We left there on Saturday and went back to Ko Lipe for our final night in Thailand, unfortunately it was a very noisy night at anchorage there, it’s a party beach with house music banging out. We anchored in 23 metres of water, and although the anchor seemed very secure, and the weather was very calm, I was woken about 2AM to the boat swaying and strong winds, on going above I found the wind to be very strong 20-30 knots and all the boats around me were swinging around a lot. Checking our anchor rode, of which we had all 110 metres out, I could see it was very taut, and this would be testing our anchor. I spent the next hour closely watching all the other boats and repeatedly taking bearings of objects on the shore and our relation to other boats, however when you have a swinging circle off 200+ mtrs in diameter, you can never be sure which way you are dragging, or if you are just swinging. After an hour or two, we hadn’t moved, our GPS was backing this up, another hour passed and about 5AM the wind passed on, leaving a very calm bay, I went to bed and slept well, only to be woken a few hours later by a bang. “Shit” was the first word I could think of saying as I flew from the bed, we had hit something, I knew that, I was just hoping it wasn’t land, that bay is fringed with very sharp jagged coral. I hoped it was another boat we hit. I’ve hit loads of them, never a big deal. Actually I t-boned a firefly dinghy with a big heavy clincker boat when I was about 13 in the sea cadets, that was a big deal 😉 As I came out into the cockpit, there was no mistaking the back of the Langkawi ferry that had moored right behind us at about midnight last night. He was on a fixed mooring, so it was safe to assume it was us who dragged, we had bumped against a big metal frame he had on his stern, I don’t know what it did, but it was a flat surface and hadn’t marked us at all. A few tugs on our anchor warp and we were away from him. It was now 7AM and Kathy was up, I asked her to flake the chain down, and I hauled in the anchor and we left. By now the crew on the ferry must have wondered what was going on and was walking around the ship looking for a problem.

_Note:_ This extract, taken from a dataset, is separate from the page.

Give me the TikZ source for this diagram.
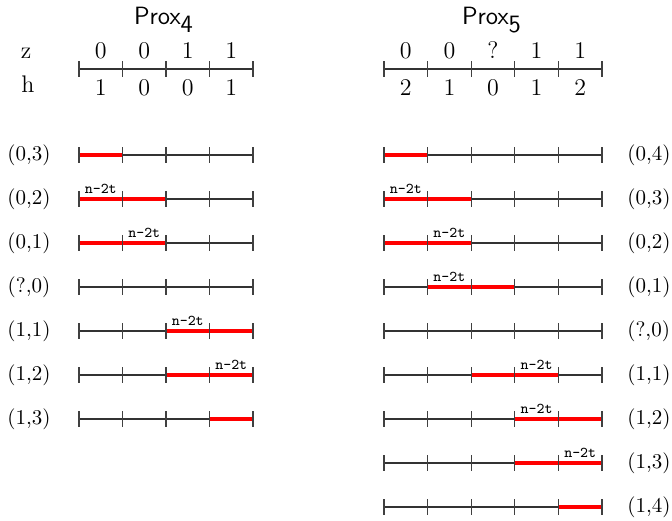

I fail to understand how we stayed in position all night in the wind, then once it’s calm we dragged , maybe 150ft to the ferry. I suspect the current was strong when we dragged. On my new super powered boat computer system, all these elements, parameters and variables will be logged, providing real time playback analysis, until then, I’m going to practise anchoring 😉
We are now anchored in a little manmade lagoon area at Telaga, in Langkawi, Malaysia, I don’t have any 3g or phone service here, but I have managed to borrow some wifi data from the local hotel across the bay. It’s nice to be back in Malaysia, but we were greeted by thunder and lightning. We will sneak ashore tonight and have a meal to celebrate our arrival, in the morning, we check into the country officially, get fuel and head down to the Royal Langkawi Yacht Club marina, where I can fix the gearstick problem. Kathy returns to the UK a week tomorrow for a month.